**What is required:** Select all lines holding the word "Generate" from the entries that follow.

Start of Provided material

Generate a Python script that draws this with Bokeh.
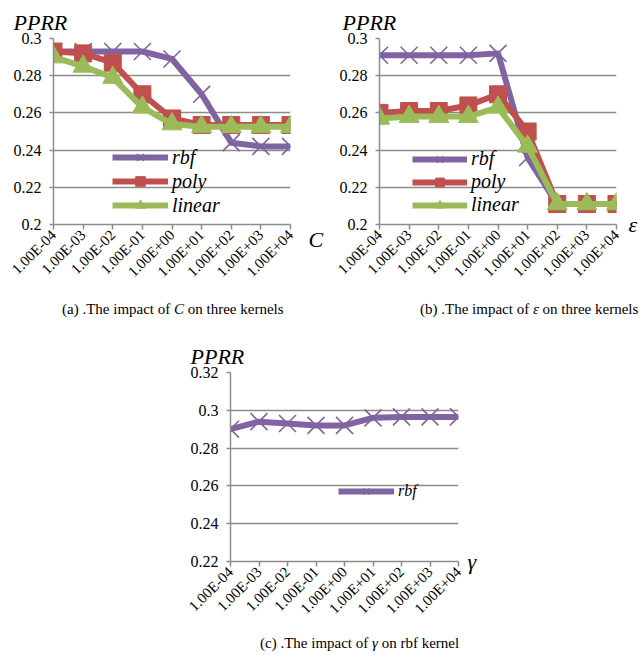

End of Provided material
Start of Provided material

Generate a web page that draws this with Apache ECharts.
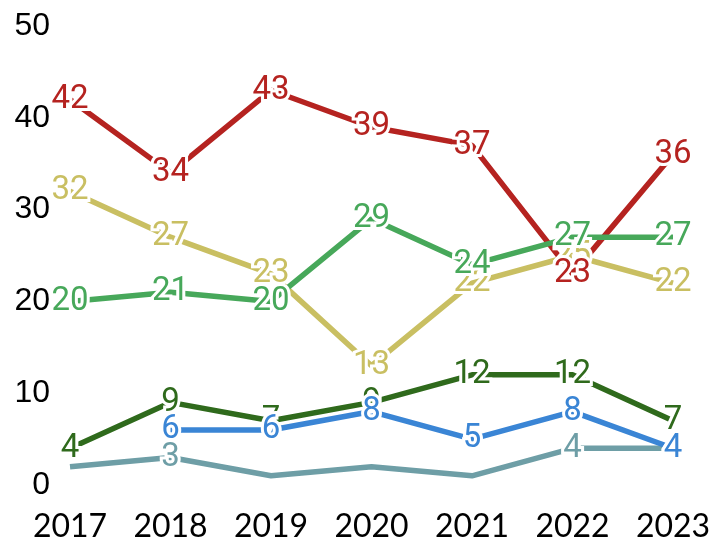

End of Provided material
Start of Provided material

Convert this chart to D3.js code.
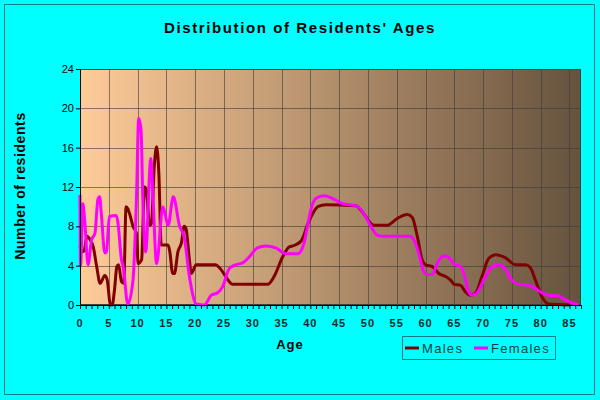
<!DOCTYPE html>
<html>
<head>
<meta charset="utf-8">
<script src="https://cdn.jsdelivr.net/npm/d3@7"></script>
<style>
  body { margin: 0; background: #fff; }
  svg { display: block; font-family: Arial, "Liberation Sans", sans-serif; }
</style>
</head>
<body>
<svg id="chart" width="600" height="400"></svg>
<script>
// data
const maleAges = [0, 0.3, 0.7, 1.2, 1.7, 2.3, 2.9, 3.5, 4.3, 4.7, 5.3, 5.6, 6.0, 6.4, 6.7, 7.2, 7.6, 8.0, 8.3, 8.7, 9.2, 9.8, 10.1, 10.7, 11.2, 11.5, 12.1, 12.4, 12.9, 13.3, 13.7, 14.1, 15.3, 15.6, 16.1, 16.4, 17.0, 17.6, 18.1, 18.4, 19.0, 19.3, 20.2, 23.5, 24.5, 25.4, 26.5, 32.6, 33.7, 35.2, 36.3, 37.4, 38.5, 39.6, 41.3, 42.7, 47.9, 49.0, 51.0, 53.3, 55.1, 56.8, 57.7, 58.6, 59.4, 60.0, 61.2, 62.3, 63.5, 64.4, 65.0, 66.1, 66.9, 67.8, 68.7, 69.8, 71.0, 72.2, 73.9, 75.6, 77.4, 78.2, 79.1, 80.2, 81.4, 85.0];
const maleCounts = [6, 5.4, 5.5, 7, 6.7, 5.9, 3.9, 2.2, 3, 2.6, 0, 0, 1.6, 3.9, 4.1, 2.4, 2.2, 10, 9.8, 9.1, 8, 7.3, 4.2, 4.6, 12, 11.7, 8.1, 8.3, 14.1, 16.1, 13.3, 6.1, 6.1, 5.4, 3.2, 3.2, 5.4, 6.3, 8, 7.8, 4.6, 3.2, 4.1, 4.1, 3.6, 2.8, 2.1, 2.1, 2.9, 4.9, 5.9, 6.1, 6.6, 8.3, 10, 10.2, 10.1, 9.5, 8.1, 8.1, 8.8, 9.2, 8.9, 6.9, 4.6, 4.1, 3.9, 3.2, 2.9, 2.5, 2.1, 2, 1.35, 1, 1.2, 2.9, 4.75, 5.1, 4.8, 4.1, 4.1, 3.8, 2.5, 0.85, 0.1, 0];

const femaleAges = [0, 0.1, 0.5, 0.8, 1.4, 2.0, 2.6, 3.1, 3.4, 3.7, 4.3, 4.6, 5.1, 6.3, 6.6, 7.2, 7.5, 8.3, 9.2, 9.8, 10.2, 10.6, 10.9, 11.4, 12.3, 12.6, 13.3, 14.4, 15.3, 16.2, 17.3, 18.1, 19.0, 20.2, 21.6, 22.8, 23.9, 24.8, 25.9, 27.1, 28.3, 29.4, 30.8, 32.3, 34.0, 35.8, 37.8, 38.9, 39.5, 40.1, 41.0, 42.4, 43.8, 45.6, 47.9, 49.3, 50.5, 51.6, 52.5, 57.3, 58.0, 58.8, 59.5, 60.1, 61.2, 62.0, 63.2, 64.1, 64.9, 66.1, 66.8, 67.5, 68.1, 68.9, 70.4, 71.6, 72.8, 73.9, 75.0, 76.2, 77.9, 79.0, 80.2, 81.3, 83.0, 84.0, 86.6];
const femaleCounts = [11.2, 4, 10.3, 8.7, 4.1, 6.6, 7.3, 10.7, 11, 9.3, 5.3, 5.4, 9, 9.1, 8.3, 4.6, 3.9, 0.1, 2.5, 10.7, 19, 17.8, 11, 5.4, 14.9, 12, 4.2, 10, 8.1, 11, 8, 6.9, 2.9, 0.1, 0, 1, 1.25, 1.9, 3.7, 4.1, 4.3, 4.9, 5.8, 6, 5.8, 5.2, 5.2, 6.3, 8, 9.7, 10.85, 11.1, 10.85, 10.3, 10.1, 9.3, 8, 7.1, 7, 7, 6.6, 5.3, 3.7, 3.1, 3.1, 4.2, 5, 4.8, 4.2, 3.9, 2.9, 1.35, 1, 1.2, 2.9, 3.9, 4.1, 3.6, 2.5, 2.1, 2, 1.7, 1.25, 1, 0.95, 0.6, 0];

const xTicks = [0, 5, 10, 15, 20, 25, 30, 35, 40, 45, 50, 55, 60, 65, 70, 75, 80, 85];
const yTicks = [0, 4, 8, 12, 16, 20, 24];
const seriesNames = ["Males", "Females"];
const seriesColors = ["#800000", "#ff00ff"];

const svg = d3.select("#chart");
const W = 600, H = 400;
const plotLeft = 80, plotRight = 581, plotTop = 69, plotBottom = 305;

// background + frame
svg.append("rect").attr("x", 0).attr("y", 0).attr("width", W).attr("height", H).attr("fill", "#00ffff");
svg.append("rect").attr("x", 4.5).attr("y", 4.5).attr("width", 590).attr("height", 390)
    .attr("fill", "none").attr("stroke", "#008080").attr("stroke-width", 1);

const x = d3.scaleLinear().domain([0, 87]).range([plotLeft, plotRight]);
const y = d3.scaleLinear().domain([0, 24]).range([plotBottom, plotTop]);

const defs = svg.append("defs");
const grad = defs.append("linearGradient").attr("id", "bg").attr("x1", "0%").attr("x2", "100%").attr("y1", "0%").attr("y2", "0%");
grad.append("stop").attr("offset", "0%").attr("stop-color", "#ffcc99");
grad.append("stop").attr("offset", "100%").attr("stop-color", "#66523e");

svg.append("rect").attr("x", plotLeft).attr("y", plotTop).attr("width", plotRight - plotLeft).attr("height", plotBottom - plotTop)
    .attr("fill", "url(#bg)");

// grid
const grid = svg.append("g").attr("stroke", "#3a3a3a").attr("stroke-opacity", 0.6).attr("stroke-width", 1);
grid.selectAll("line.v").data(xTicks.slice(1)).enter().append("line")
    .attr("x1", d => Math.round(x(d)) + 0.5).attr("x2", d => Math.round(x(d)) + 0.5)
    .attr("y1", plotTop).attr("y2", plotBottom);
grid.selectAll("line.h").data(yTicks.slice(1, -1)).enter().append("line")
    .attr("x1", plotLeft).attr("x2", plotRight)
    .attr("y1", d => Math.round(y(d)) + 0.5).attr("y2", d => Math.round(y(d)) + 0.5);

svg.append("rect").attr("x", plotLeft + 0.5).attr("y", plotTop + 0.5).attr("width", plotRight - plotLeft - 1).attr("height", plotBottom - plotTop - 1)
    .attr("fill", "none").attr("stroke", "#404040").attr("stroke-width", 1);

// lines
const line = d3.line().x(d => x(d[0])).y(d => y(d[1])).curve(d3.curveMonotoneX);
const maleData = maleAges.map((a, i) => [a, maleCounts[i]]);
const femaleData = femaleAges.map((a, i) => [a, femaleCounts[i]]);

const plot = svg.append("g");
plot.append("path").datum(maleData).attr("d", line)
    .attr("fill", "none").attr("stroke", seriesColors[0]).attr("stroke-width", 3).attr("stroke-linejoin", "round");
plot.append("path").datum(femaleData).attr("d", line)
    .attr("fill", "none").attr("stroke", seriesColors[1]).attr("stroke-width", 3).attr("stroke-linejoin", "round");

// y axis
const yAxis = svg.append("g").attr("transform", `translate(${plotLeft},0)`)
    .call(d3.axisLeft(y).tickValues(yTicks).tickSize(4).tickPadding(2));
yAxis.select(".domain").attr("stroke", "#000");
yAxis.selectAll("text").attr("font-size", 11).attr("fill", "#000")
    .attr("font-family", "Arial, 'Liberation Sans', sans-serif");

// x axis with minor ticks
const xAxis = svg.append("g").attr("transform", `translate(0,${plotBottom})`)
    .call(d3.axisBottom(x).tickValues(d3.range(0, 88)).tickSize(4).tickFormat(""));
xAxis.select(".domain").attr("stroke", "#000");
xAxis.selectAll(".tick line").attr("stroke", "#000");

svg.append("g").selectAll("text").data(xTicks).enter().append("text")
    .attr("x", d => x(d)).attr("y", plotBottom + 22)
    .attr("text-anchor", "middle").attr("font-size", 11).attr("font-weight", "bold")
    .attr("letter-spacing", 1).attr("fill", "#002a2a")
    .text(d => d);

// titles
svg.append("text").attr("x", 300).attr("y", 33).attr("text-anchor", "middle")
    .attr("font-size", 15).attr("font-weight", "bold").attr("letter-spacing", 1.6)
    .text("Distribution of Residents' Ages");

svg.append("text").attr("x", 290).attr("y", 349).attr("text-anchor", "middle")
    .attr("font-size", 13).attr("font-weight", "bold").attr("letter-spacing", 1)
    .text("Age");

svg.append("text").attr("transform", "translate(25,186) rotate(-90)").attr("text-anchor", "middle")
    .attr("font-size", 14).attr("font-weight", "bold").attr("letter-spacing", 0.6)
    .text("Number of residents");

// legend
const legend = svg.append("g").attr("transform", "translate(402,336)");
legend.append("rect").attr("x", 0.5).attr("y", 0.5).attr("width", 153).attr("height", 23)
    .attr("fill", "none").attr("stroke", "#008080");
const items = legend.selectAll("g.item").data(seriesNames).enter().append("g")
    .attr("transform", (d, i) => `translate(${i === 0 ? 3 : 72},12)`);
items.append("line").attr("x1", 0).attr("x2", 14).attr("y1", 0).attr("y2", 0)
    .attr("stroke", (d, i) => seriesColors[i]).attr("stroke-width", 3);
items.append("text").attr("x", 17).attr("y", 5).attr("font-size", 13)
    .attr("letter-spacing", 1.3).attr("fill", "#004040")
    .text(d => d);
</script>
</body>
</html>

End of Provided material

**Written solution:**
Generate a Python script that draws this with Bokeh.
Generate a web page that draws this with Apache ECharts.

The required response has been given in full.